Once one of the world’s most hardline communist countries, Albania has had a rocky road to democracy. Corruption has plagued the impoverished country, and its elections have been marred by violence and vote-rigging.
The conservative prime minister, Berisha, and his close rival, Socialist Party leader Edi Rama, both hope Albania can gain eventual entry to the EU, and today's election is seen as a test of whether the country can run a fair and safe vote.
Berisha declined to comment on the killing after casting his ballot, saying he needed more information first. The prime minister invited all Albanians to take part in the vote and turn today “into a day of festivities and good understanding.”
“I assure you that your vote will be fully respected,” Berisha said.
Rama, meanwhile, denounced “certain segments of police” for collaborating with “criminals” and insisted that participation in the vote was the best way to respond. “It is barbarous that in an election day, in the midst of Europe, a human is shot dead from criminals supported from police,” he told reporters.
Ilir Meta, the leader of the Socialist Movement for Integration, confirmed that Gjoni, the man who died, was a supporter. Meta, whose party is allies with that of Rama’s, also blamed police and “criminal elements” of the ruling Democrats, whom he alleged were exerting pressure at polling stations.
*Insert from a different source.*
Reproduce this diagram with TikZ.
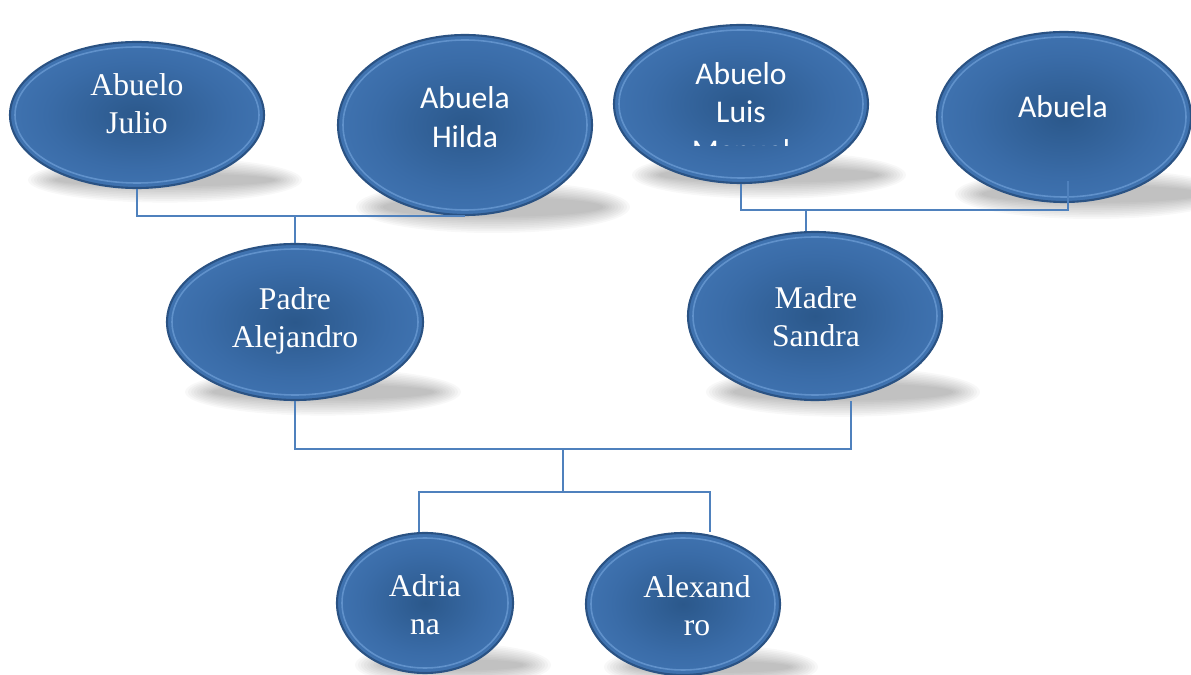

“Sali Berisha is not Albania’s premier any more. He cannot leave power without shedding blood,” Meta said.
In other incidents across the country, a journalist was reportedly not allowed to enter a polling station and was pushed away from the area, while a camera belonging to a private TV station, Top Channel was broken and the cameraman reported to have been beaten.
Some 3.3 million registered voters were eligible to cast their ballots today, the eighth national polls since the fall of communism in 1990. The month-long contest had been relatively calm until election day, though there had been reports of civil servants and even school children being pressured to attend pro-government rallies.
Albania’s president called for unity in wake of today's violence. “Peace, calm, citizens’ life is important,” Bujar Nishani said. “I appeal for calm and maturity because, we may vote for different parties, but we are one nation.”
Bu the EU’s top diplomat in Albania took a hard stand on the violence.
“I want to say something very clear, very firm. Among the international and European standards for elections, there is the refusal of violence,” said Ettore Sequi, the EU ambassador to Tirana.
A political dispute over the country’s election commission has meant it is uncertain when results of the vote will be announced, although the law mandates they be revealed no later than three days after the polls.
Albania joined NATO in 2009. But it has failed to gain candidate status from the EU, which is pressing for broader democratic reforms and an improved election record.
Some 400 international observers and about 8,000 local ones are monitoring today's election.